Ok yea.  I got confused by step 6 in sec 6.30.2.

> 
> So, the entire object is available for reading, not just one dword.

Yes cool!

> 
> You've already got checks in place for the first two dwords which
> cover reading an "all zeroes" response.  No need to amend them.
> 
> You only need to re-check the Data Object Ready bit on the last-but-one
> dword in case the function was reset concurrently.  Per sec. 6.30.2,
> "An FLR to a Function must result in the aborting of any DOE transfer
> in progress."

I think I disagree.  Even if we do that and an FLR comes before the last read
the last read could be 0's.

I think the interpretation of the data needs to happen above this and if an FLR
happens during this read we are going to have other issues.

But I can add the check if you feel strongly about it.

> 
> 
> > > > > +static irqreturn_t pci_doe_irq_handler(int irq, void *data)
> > > > > +{
> > > > > +	struct pci_doe_mb *doe_mb = data;
> > > > > +	struct pci_dev *pdev = doe_mb->pdev;
> > > > > +	int offset = doe_mb->cap_offset;
> > > > > +	u32 val;
> > > > > +
> > > > > +	pci_read_config_dword(pdev, offset + PCI_DOE_STATUS, &val);
> > > > > +
> > > > > +	/* Leave the error case to be handled outside IRQ */
> > > > > +	if (FIELD_GET(PCI_DOE_STATUS_ERROR, val)) {
> > > > > +		mod_delayed_work(system_wq, &doe_mb->statemachine, 0);
> > > > > +		return IRQ_HANDLED;
> > > > > +	}
> > > > > +
> > > > > +	if (FIELD_GET(PCI_DOE_STATUS_INT_STATUS, val)) {
> > > > > +		pci_write_config_dword(pdev, offset + PCI_DOE_STATUS,
> > > > > +					PCI_DOE_STATUS_INT_STATUS);
> > > > > +		mod_delayed_work(system_wq, &doe_mb->statemachine, 0);
> > > > > +		return IRQ_HANDLED;
> > > > > +	}
> > > > > +
> > > > > +	return IRQ_NONE;
> > > > > +}  
> > > > 
> > > > PCIe 6.0, table 7-316 says that an interrupt is also raised when
> > > > "the DOE Busy bit has been Cleared", yet such an interrupt is
> > > > not handled here.  It is incorrectly treated as a spurious
> > > > interrupt by returning IRQ_NONE.  The right thing to do
> > > > is probably to wake the state machine in case it's polling
> > > > for the Busy flag to clear.
> > > 
> > > Ah. I remember testing this via a lot of hacking on the QEMU code
> > > to inject the various races that can occur (it was really ugly to do).
> > > 
> > > Guess we lost the handling at some point.  I think your fix
> > > is the right one.
> > 
> > Perhaps I am missing something but digging into this more.  I disagree
> > that the handler fails to handle this case.  If I read the spec correctly
> > DOE Interrupt Status must be set when an interrupt is generated.
> > The handler wakes the state machine in that case.  The state machine
> > then checks for busy if there is work to be done.
> 
> Right, I was mistaken, sorry for the noise.

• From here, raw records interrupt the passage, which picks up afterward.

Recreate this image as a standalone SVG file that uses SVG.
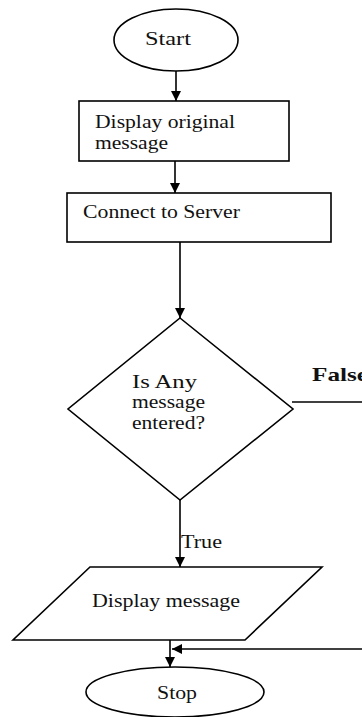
<svg xmlns="http://www.w3.org/2000/svg" width="362" height="717" viewBox="0 0 362 717">
<style>
.s{fill:#fff;stroke:#000;stroke-width:1.6}
.c{fill:none;stroke:#000;stroke-width:1.6}
text{font-family:"Liberation Serif","Times New Roman",serif;font-size:19.5px;fill:#111}
.b{font-weight:bold}
</style>
<defs>
<marker id="ah" viewBox="0 0 10 10" refX="10" refY="5" markerWidth="10" markerHeight="10" markerUnits="userSpaceOnUse" orient="auto">
<path d="M0,0 L10,5 L0,10 Z" fill="#000"/>
</marker>
</defs>
<rect width="362" height="717" fill="#fff"/>
<g id="connectors">
<line class="c" x1="176" y1="71" x2="176" y2="101" marker-end="url(#ah)"/>
<line class="c" x1="175" y1="161" x2="175" y2="193" marker-end="url(#ah)"/>
<line class="c" x1="180" y1="242" x2="180" y2="318" marker-end="url(#ah)"/>
<line class="c" x1="180" y1="500" x2="180" y2="567" marker-end="url(#ah)"/>
<line class="c" x1="292" y1="402" x2="362" y2="402"/>
<line class="c" x1="170" y1="640" x2="170" y2="667" marker-end="url(#ah)"/>
<line class="c" x1="362" y1="649" x2="172" y2="649" marker-end="url(#ah)"/>
<text class="b" x="312" y="381" textLength="56" lengthAdjust="spacingAndGlyphs">False</text>
<text x="181" y="548" textLength="41" lengthAdjust="spacingAndGlyphs">True</text>
</g>
<g id="start">
<ellipse class="s" cx="176" cy="40" rx="62" ry="31"/>
<text x="145" y="45" textLength="46" lengthAdjust="spacingAndGlyphs">Start</text>
</g>
<g id="display-original">
<rect class="s" x="79" y="101" width="210" height="60"/>
<text x="95" y="128" textLength="140" lengthAdjust="spacingAndGlyphs">Display original</text>
<text x="95" y="149" textLength="73" lengthAdjust="spacingAndGlyphs">message</text>
</g>
<g id="connect">
<rect class="s" x="67" y="193" width="264" height="49"/>
<text x="83" y="218" textLength="157" lengthAdjust="spacingAndGlyphs">Connect to Server</text>
</g>
<g id="decision">
<polygon class="s" points="180,318 293,409 180,500 68,409"/>
<text x="132" y="388" textLength="65" lengthAdjust="spacingAndGlyphs">Is Any</text>
<text x="132" y="408" textLength="73" lengthAdjust="spacingAndGlyphs">message</text>
<text x="132" y="429" textLength="73" lengthAdjust="spacingAndGlyphs">entered?</text>
</g>
<g id="display-message">
<polygon class="s" points="90,567 322,567 245,640 13,640"/>
<text x="92" y="607" textLength="148" lengthAdjust="spacingAndGlyphs">Display message</text>
</g>
<g id="stop">
<ellipse class="s" cx="175" cy="692" rx="89" ry="25"/>
<text x="157" y="699" textLength="40" lengthAdjust="spacingAndGlyphs">Stop</text>
</g>
</svg>
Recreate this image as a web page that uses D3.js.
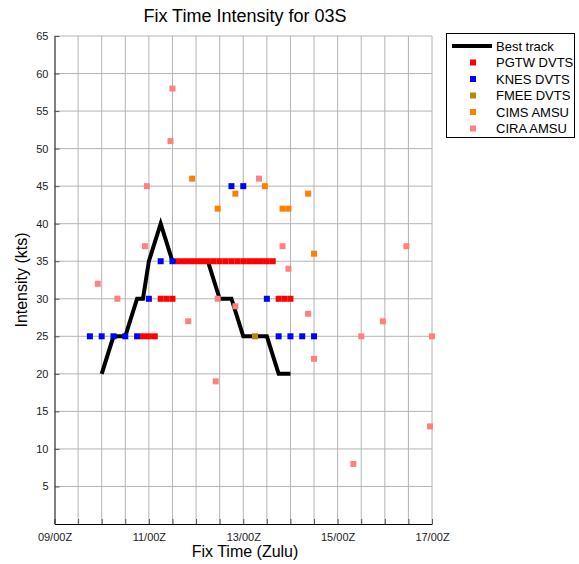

NP I'm not always following this either.

> 
> 
> > Normally we would not even need to check for status error.  But that is
> > special cased because clearing that status is left to the state machine.
> 
> That however looks wrong because the DOE Interrupt Status bit is never
> cleared after a DOE Error is signaled.  The state machine performs an
> explicit abort upon an error by setting the DOE Abort bit, but that
> doesn't seem to clear DOE Interrupt Status:
> 
> Per section 6.30.2, "At any time, the system firmware/software is
> permitted to set the DOE Abort bit in the DOE Control Register,
> and the DOE instance must Clear the Data Object Ready bit,
> if not already Clear, and Clear the DOE Error bit, if already Set,
> in the DOE Status Register, within 1 second."

I thought that meant the hardware (the DOE instance) must clear those bits
within 1 second?

> 
> No mention of the DOE Interrupt Status bit, so we cannot assume that
> it's cleared by a DOE Abort and we must clear it explicitly.

Oh...  yea.  Jonathan?  We discussed this before and I was convinced it worked
but I think Lukas is correct here.

Should we drop the special case in pci_doe_irq_handler() and just clear the
status always?  Or should we wait and clear it is pci_doe_abort_start?

Ira

> 
> Thanks,
> 
> Lukas